An allopathic approach isn’t always most effective in the long run because doctors are treating only the symptoms. They never worry about the cause of the problem. They don’t even question what is the underlying cause of the pain or recommend lifestyle changes. Immediately they will just give a painkiller, when that is essentially a suppressive method. The more you suppress, the more other problems are created. For example, it’s a well‑known fact that if you suppress asthma with a remedy, eczema will come out. If you try to suppress the eczema with a remedy, the asthma will return. So, you’re never really curing anything.
That is the reason why doctors themselves are tired of this approach and patients are even more tired of it. So they wanted other, alternative methods, and I’m glad that many different approaches, including Yoga therapy, are now accepted. I say, “Whatever approach suits you, take it, use it.” Because when wealth is lost, nothing is lost. But, when health is lost, everything is lost. You need a healthy body, a healthy mind to continue your service to the world.
Some years ago, an Ayurvedic doctor in India—who was doctor to the prime ministers and presidents of India—was asked to address a huge gathering of doctors in Australia. He was asked many questions about Ayurveda and he explained that Ayurveda didn’t have anything to do with disease. The doctors were all stunned. What system of medicine has nothing to do with disease? So he explained that Ayurveda brings health to the body and then that healthy body is able to clean up any disease.

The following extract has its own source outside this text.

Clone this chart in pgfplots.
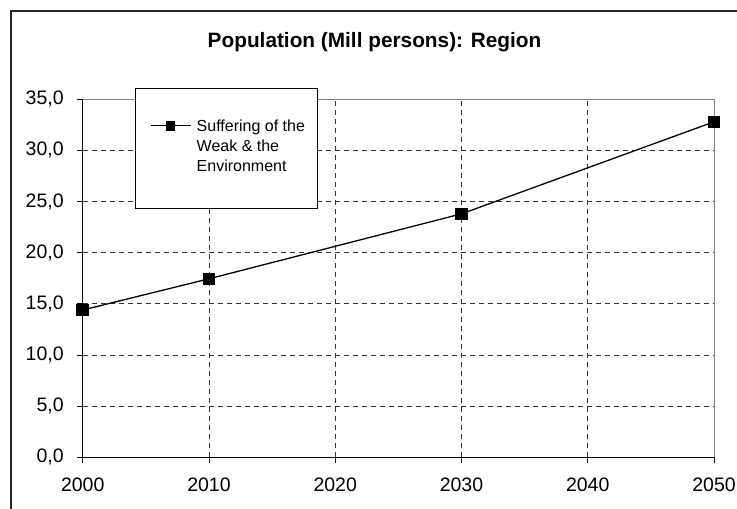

This is the essence of Yoga therapy: You don’t have to treat the disease, you treat the person. Yoga is a holistic practice—you treat the whole person though the full range of practices, through the entire system of Yoga. Through these practices, the person becomes strong and healthy—physically, mentally, spiritually, and also becomes of service to humanity. That’s the entire basis behind Yoga.
That’s why at the very outset of the Yoga Sutras Patanjali says, “Yoga Chitta Vritti Nirodha.” Keep the mind free from all the turmoil, keep it clean, keep it balanced. When you do that, your health is clean, your mind is peaceful, and the greatest benefit is you will realize your True Self. May you all find perfect health and happiness, peace and joy.
By Sri Swami Satchidananda. Excerpted from a health symposium May 26, 2001, at Satchidananda Ashram–Yogaville.